▼▼▼

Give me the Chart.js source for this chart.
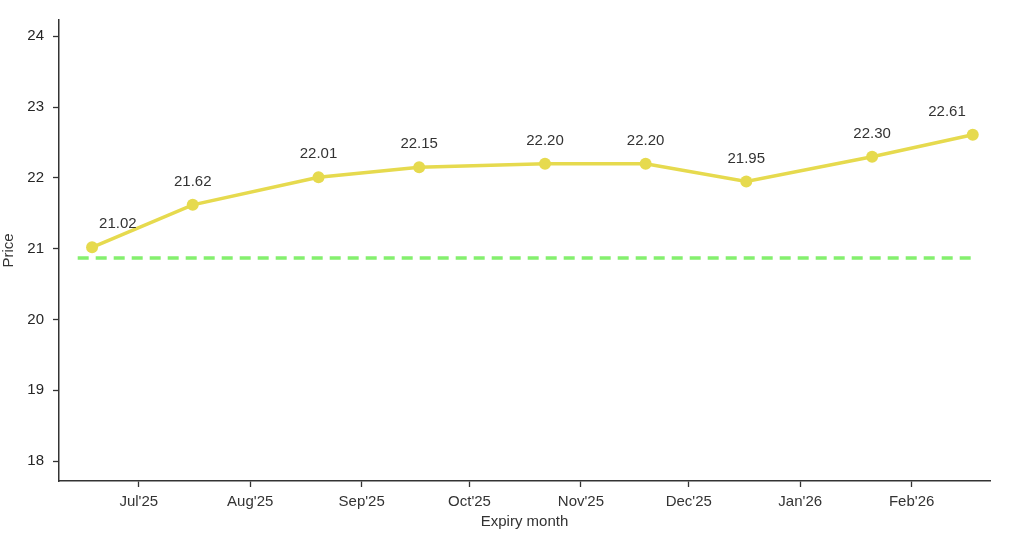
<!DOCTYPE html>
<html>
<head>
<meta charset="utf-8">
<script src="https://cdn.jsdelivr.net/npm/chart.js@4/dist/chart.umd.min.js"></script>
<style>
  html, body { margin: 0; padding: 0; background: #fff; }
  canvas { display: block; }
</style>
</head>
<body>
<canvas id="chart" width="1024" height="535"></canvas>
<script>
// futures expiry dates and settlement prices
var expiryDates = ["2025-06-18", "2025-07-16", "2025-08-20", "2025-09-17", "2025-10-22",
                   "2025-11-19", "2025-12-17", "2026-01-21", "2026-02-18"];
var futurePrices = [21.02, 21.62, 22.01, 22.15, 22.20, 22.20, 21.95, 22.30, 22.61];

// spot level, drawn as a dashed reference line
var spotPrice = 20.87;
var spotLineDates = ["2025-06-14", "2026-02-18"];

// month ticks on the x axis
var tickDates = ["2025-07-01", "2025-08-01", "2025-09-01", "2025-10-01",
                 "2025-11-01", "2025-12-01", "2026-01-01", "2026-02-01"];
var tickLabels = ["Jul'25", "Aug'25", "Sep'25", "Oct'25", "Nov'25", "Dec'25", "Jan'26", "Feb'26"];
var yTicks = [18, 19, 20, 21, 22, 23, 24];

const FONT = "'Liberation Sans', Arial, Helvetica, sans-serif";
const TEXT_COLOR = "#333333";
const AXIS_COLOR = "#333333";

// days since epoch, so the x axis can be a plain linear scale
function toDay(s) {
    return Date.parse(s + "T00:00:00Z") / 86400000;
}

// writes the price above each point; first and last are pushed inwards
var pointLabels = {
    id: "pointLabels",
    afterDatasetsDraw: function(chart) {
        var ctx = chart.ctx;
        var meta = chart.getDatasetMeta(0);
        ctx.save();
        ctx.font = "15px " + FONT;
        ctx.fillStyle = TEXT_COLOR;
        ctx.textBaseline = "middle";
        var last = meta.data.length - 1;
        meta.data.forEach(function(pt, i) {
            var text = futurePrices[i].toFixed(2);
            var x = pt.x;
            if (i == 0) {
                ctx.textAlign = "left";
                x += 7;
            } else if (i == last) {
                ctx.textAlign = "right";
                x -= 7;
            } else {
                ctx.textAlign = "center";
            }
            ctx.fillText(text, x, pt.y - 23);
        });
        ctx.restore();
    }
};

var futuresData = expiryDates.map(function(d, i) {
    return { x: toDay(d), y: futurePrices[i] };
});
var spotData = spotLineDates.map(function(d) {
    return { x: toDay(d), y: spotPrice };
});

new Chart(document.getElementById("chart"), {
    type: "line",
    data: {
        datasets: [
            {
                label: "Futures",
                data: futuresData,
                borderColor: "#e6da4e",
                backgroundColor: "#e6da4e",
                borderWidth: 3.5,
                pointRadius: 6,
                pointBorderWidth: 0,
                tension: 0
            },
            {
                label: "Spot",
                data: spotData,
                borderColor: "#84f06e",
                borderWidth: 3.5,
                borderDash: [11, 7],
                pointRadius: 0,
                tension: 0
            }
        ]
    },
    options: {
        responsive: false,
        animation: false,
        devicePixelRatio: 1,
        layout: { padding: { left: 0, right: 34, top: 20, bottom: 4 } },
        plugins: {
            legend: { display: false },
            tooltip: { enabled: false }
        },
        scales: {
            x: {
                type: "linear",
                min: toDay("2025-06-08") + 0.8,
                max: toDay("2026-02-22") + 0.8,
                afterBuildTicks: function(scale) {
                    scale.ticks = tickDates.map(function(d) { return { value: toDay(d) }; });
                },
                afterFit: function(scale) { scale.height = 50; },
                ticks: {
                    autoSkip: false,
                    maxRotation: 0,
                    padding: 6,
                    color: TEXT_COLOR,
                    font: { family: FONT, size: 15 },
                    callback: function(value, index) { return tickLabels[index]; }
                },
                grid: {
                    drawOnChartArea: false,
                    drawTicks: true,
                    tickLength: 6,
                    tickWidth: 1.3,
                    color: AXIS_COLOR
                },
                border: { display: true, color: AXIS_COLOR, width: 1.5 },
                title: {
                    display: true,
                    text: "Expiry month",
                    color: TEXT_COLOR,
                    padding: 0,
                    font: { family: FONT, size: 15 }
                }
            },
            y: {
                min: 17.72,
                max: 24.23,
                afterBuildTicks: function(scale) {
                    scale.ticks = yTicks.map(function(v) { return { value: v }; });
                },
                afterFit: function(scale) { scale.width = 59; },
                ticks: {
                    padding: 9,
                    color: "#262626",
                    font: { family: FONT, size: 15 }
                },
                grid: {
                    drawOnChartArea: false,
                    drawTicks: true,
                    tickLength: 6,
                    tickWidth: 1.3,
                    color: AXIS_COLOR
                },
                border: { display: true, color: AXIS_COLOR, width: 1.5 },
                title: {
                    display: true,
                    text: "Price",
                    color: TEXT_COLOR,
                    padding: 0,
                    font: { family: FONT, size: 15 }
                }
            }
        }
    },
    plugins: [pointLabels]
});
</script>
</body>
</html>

▲▲▲

WHAT THE TASK REQUIRES: Transcribe the full listing above exactly as it stands, minus the pictures.

RIGHT ANSWER:
Give me the Chart.js source for this chart.
<!DOCTYPE html>
<html>
<head>
<meta charset="utf-8">
<script src="https://cdn.jsdelivr.net/npm/chart.js@4/dist/chart.umd.min.js"></script>
<style>
  html, body { margin: 0; padding: 0; background: #fff; }
  canvas { display: block; }
</style>
</head>
<body>
<canvas id="chart" width="1024" height="535"></canvas>
<script>
// futures expiry dates and settlement prices
var expiryDates = ["2025-06-18", "2025-07-16", "2025-08-20", "2025-09-17", "2025-10-22",
                   "2025-11-19", "2025-12-17", "2026-01-21", "2026-02-18"];
var futurePrices = [21.02, 21.62, 22.01, 22.15, 22.20, 22.20, 21.95, 22.30, 22.61];

// spot level, drawn as a dashed reference line
var spotPrice = 20.87;
var spotLineDates = ["2025-06-14", "2026-02-18"];

// month ticks on the x axis
var tickDates = ["2025-07-01", "2025-08-01", "2025-09-01", "2025-10-01",
                 "2025-11-01", "2025-12-01", "2026-01-01", "2026-02-01"];
var tickLabels = ["Jul'25", "Aug'25", "Sep'25", "Oct'25", "Nov'25", "Dec'25", "Jan'26", "Feb'26"];
var yTicks = [18, 19, 20, 21, 22, 23, 24];

const FONT = "'Liberation Sans', Arial, Helvetica, sans-serif";
const TEXT_COLOR = "#333333";
const AXIS_COLOR = "#333333";

// days since epoch, so the x axis can be a plain linear scale
function toDay(s) {
    return Date.parse(s + "T00:00:00Z") / 86400000;
}

// writes the price above each point; first and last are pushed inwards
var pointLabels = {
    id: "pointLabels",
    afterDatasetsDraw: function(chart) {
        var ctx = chart.ctx;
        var meta = chart.getDatasetMeta(0);
        ctx.save();
        ctx.font = "15px " + FONT;
        ctx.fillStyle = TEXT_COLOR;
        ctx.textBaseline = "middle";
        var last = meta.data.length - 1;
        meta.data.forEach(function(pt, i) {
            var text = futurePrices[i].toFixed(2);
            var x = pt.x;
            if (i == 0) {
                ctx.textAlign = "left";
                x += 7;
            } else if (i == last) {
                ctx.textAlign = "right";
                x -= 7;
            } else {
                ctx.textAlign = "center";
            }
            ctx.fillText(text, x, pt.y - 23);
        });
        ctx.restore();
    }
};

var futuresData = expiryDates.map(function(d, i) {
    return { x: toDay(d), y: futurePrices[i] };
});
var spotData = spotLineDates.map(function(d) {
    return { x: toDay(d), y: spotPrice };
});

new Chart(document.getElementById("chart"), {
    type: "line",
    data: {
        datasets: [
            {
                label: "Futures",
                data: futuresData,
                borderColor: "#e6da4e",
                backgroundColor: "#e6da4e",
                borderWidth: 3.5,
                pointRadius: 6,
                pointBorderWidth: 0,
                tension: 0
            },
            {
                label: "Spot",
                data: spotData,
                borderColor: "#84f06e",
                borderWidth: 3.5,
                borderDash: [11, 7],
                pointRadius: 0,
                tension: 0
            }
        ]
    },
    options: {
        responsive: false,
        animation: false,
        devicePixelRatio: 1,
        layout: { padding: { left: 0, right: 34, top: 20, bottom: 4 } },
        plugins: {
            legend: { display: false },
            tooltip: { enabled: false }
        },
        scales: {
            x: {
                type: "linear",
                min: toDay("2025-06-08") + 0.8,
                max: toDay("2026-02-22") + 0.8,
                afterBuildTicks: function(scale) {
                    scale.ticks = tickDates.map(function(d) { return { value: toDay(d) }; });
                },
                afterFit: function(scale) { scale.height = 50; },
                ticks: {
                    autoSkip: false,
                    maxRotation: 0,
                    padding: 6,
                    color: TEXT_COLOR,
                    font: { family: FONT, size: 15 },
                    callback: function(value, index) { return tickLabels[index]; }
                },
                grid: {
                    drawOnChartArea: false,
                    drawTicks: true,
                    tickLength: 6,
                    tickWidth: 1.3,
                    color: AXIS_COLOR
                },
                border: { display: true, color: AXIS_COLOR, width: 1.5 },
                title: {
                    display: true,
                    text: "Expiry month",
                    color: TEXT_COLOR,
                    padding: 0,
                    font: { family: FONT, size: 15 }
                }
            },
            y: {
                min: 17.72,
                max: 24.23,
                afterBuildTicks: function(scale) {
                    scale.ticks = yTicks.map(function(v) { return { value: v }; });
                },
                afterFit: function(scale) { scale.width = 59; },
                ticks: {
                    padding: 9,
                    color: "#262626",
                    font: { family: FONT, size: 15 }
                },
                grid: {
                    drawOnChartArea: false,
                    drawTicks: true,
                    tickLength: 6,
                    tickWidth: 1.3,
                    color: AXIS_COLOR
                },
                border: { display: true, color: AXIS_COLOR, width: 1.5 },
                title: {
                    display: true,
                    text: "Price",
                    color: TEXT_COLOR,
                    padding: 0,
                    font: { family: FONT, size: 15 }
                }
            }
        }
    },
    plugins: [pointLabels]
});
</script>
</body>
</html>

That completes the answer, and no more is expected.